* _Challenge_
Reproduce the listing below exactly, beginning with its first line and ending with the line that holds "2.5, 2.75, 3];"; pictures are not part of the copy.

* _Available data_
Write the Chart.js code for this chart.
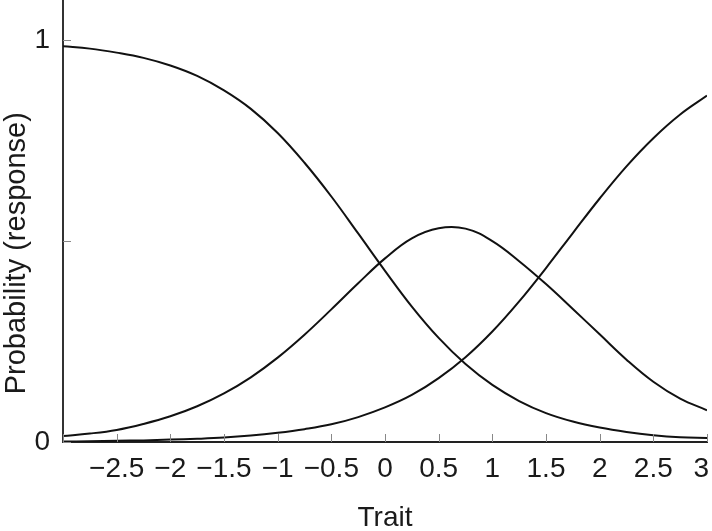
<!DOCTYPE html>
<html>
<head>
<meta charset="utf-8">
<script src="https://cdn.jsdelivr.net/npm/chart.js@4.4.1/dist/chart.umd.min.js"></script>
<style>
    html, body { margin: 0; padding: 0; background: #fff; }
    #wrap { width: 712px; height: 531px; position: relative; }
</style>
</head>
<body>
<div id="wrap"><canvas id="chart"></canvas></div>
<script>
const traitValues = [-3, -2.75, -2.5, -2.25, -2, -1.75, -1.5, -1.25, -1, -0.75, -0.5, -0.25,
    0, 0.25, 0.5, 0.75, 1, 1.25, 1.5, 1.75, 2, 2.25, 2.5, 2.75, 3];

// three response category curves
const lowResponse = [0.985, 0.979, 0.969, 0.956, 0.937, 0.911, 0.875, 0.829, 0.769, 0.695, 0.611, 0.519,
    0.426, 0.337, 0.259, 0.194, 0.142, 0.102, 0.072, 0.051, 0.036, 0.025, 0.017, 0.012, 0.010];
const middleResponse = [0.015, 0.021, 0.030, 0.045, 0.064, 0.089, 0.121, 0.161, 0.210, 0.267, 0.330, 0.395,
    0.457, 0.507, 0.532, 0.531, 0.500, 0.450, 0.393, 0.331, 0.268, 0.205, 0.150, 0.108, 0.079];
const highResponse = [0.001, 0.002, 0.003, 0.004, 0.006, 0.008, 0.011, 0.016, 0.023, 0.032, 0.044, 0.062,
    0.086, 0.117, 0.159, 0.211, 0.275, 0.350, 0.433, 0.520, 0.606, 0.686, 0.756, 0.815, 0.862];

const xTickValues = [-3, -2.5, -2, -1.5, -1, -0.5, 0, 0.5, 1, 1.5, 2, 2.5, 3];
const xTickLabels = ['', '\u22122.5', '\u22122', '\u22121.5', '\u22121', '\u22120.5', '0', '0.5', '1', '1.5', '2', '2.5', '3\u2009\u2009'];
const yTickValues = [0, 0.5, 1];
const yTickLabels = ['0', '', '1'];

const fontFamily = '"Liberation Sans", Arial, sans-serif';

function toPoints(values) {
    return traitValues.map((x, i) => ({ x: x, y: values[i] }));
}

function curve(values) {
    return {
        data: toPoints(values),
        borderColor: '#111',
        borderWidth: 2,
        pointRadius: 0,
        fill: false,
        tension: 0.4,
    };
}

// small tick marks pointing into the plot
const innerTicks = {
    id: 'innerTicks',
    afterDraw(chart) {
        const { ctx, chartArea, scales } = chart;
        ctx.save();
        ctx.strokeStyle = '#888';
        ctx.lineWidth = 1;
        ctx.beginPath();
        xTickValues.forEach(v => {
            const px = Math.round(scales.x.getPixelForValue(v)) + 0.5;
            ctx.moveTo(px, chartArea.bottom);
            ctx.lineTo(px, chartArea.bottom - 8);
        });
        yTickValues.forEach(v => {
            const py = Math.round(scales.y.getPixelForValue(v)) + 0.5;
            ctx.moveTo(chartArea.left, py);
            ctx.lineTo(chartArea.left + 8, py);
        });
        ctx.stroke();
        ctx.restore();
    }
};

Chart.defaults.font.family = fontFamily;
Chart.defaults.color = '#1a1a1a';

new Chart(document.getElementById('chart'), {
    type: 'line',
    data: {
        datasets: [curve(lowResponse), curve(middleResponse), curve(highResponse)],
    },
    options: {
        animation: false,
        responsive: true,
        maintainAspectRatio: false,
        layout: { padding: { top: 0, right: 5, bottom: 0, left: 0 } },
        plugins: {
            legend: { display: false },
            tooltip: { enabled: false },
        },
        scales: {
            x: {
                type: 'linear',
                min: -3,
                max: 3,
                afterBuildTicks: (scale) => {
                    scale.ticks = xTickValues.map(v => ({ value: v }));
                },
                afterFit: (scale) => {
                    scale.height = 89;
                    scale.paddingLeft = 0;
                    scale.paddingRight = 0;
                },
                ticks: {
                    autoSkip: false,
                    maxRotation: 0,
                    minRotation: 0,
                    padding: 10,
                    font: { size: 28 },
                    callback: (value, index) => xTickLabels[index],
                },
                grid: { display: true, drawOnChartArea: false, drawTicks: false },
                border: { display: true, color: '#222', width: 2 },
                title: {
                    display: true,
                    text: 'Trait',
                    font: { size: 28, lineHeight: 0.9 },
                    padding: { top: 0, bottom: 0 },
                },
            },
            y: {
                type: 'linear',
                min: 0,
                max: 1.1,
                afterBuildTicks: (scale) => {
                    scale.ticks = yTickValues.map(v => ({ value: v }));
                },
                afterFit: (scale) => {
                    scale.width = 63;
                    scale.paddingTop = 0;
                    scale.paddingBottom = 0;
                },
                ticks: {
                    padding: 13,
                    font: { size: 28 },
                    callback: (value, index) => yTickLabels[index],
                },
                grid: { display: true, drawOnChartArea: false, drawTicks: false },
                border: { display: true, color: '#333', width: 2 },
                title: {
                    display: true,
                    text: 'Probability (response)\u00a0\u00a0\u00a0\u00a0\u00a0\u00a0\u00a0\u00a0',
                    font: { size: 29 },
                    padding: { top: 0, bottom: 0 },
                },
            },
        },
    },
    plugins: [innerTicks],
});
</script>
</body>
</html>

* _Task output_
Write the Chart.js code for this chart.
<!DOCTYPE html>
<html>
<head>
<meta charset="utf-8">
<script src="https://cdn.jsdelivr.net/npm/chart.js@4.4.1/dist/chart.umd.min.js"></script>
<style>
    html, body { margin: 0; padding: 0; background: #fff; }
    #wrap { width: 712px; height: 531px; position: relative; }
</style>
</head>
<body>
<div id="wrap"><canvas id="chart"></canvas></div>
<script>
const traitValues = [-3, -2.75, -2.5, -2.25, -2, -1.75, -1.5, -1.25, -1, -0.75, -0.5, -0.25,
    0, 0.25, 0.5, 0.75, 1, 1.25, 1.5, 1.75, 2, 2.25, 2.5, 2.75, 3];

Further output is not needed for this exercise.